What inspires you? How do you find inspiration? How do you create inspiration when you need it? Is that even possible? Have you ever contemplated where inspiration comes from?
We generally associate the meaning of the word inspiration and the word inspire, as “the process of being mentally stimulated to do or feel something, especially to do something creative.” Both of these words also mean, “to breathe in.” Being inspired is also described as a state of flow.
Have you ever had an experience where time seemed to slow down or stop? Have you experienced being so engaged in something that five hours seemed like five minutes? These experiences are typical of the flow state of consciousness. When does this happen for you? How often? What were you doing when it happened?
Creativity is one of the most highly valued skills in business and in life. How do we tap into this essential resource within ourselves? Some of the answers to this question come from research being conducted about the flow state.
Flow is defined as an “optimal state of consciousness where we feel our best and perform our best.” It is often described as being in the zone. The Flow state emerged from initial research done by psychologist Mihaly Csikszentmihalyi. Much of the research into the flow state today is being conducted through the Flow Research Collective headed by human performance expert, Steven Kotler.
Inspiration and flow show up in fascinating ways in the physical, mental, emotional and spiritual dimensions of our being.
Dimensions of Inspiration
In the physical dimension, when you are inspired or in flow, your brain and nervous system releases several performance enhancing hormones. Like Norepinephrine and Dopamine to enhance focus. Endorphins are released that help you work longer without discomfort. The hormone anandamide is released that stimulates insights. And serotonin, the feel-good hormone.

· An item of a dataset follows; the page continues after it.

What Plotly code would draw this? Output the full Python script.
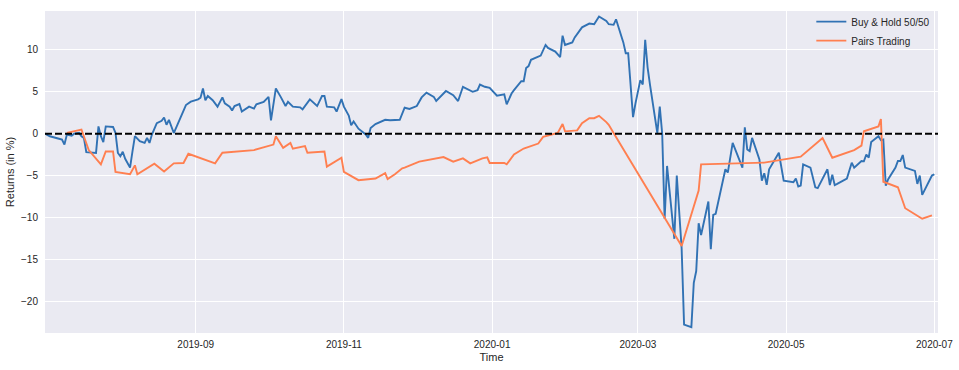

Some of the characteristics of the flow state demonstrate the same characteristics of the experience of being in predominately theta brainwave state:
- the sense of action and awareness merging
- the sense of self disappears and the inner critic
- an altered perception of time
Another element of the mental dimension of inspiration is a positive mindset.
Emotional elements of inspiration and flow include curiosity, awe, wonder, joy, resilience openness. An experience feels easy, effortless and automatic. Being in flow or inspired is in itself rewarding.
In the spiritual dimension, inspiration often appears as divine guidance. It is an experience that comes directly from or touches your soul. This kind of experience is often spontaneous, arising in the present moment. And often when your mind is occupied by something else.
Someone who inspires us is someone who is living a higher purpose. Think of Mother Teresa or Martin Luther King.
Is it possible to induce a flow state for when we need it? Research has discovered several triggers that can stimulate a flow state. These come from an article from the Flow Research collective called “How to Induce Flow” by Clare Sarah Goodridge
- Passion and Purpose
- Autonomy – personal freedom and independence
- Complete Concentration
- Risk-taking – mental or physical
- Novelty – Being open to new experiences
- Complexity – something that requires deep focus and concentration
- Unpredictability and Surprise
- Deep Embodiment – focusing with your whole body
- Immediate Feedback
- Clear Goals
- Challenge/Skill Ratio – a task that is slightly more difficult than your comfort zone.
- Pattern Recognition – a trigger for creative thinking
Here is a link to her article if you want to find out more: https://www.flowresearchcollective.com/blog/how-induce-flow-state
Having space in your life for some of these triggers will help you to tap into the flow state and inspiration on a more regular basis.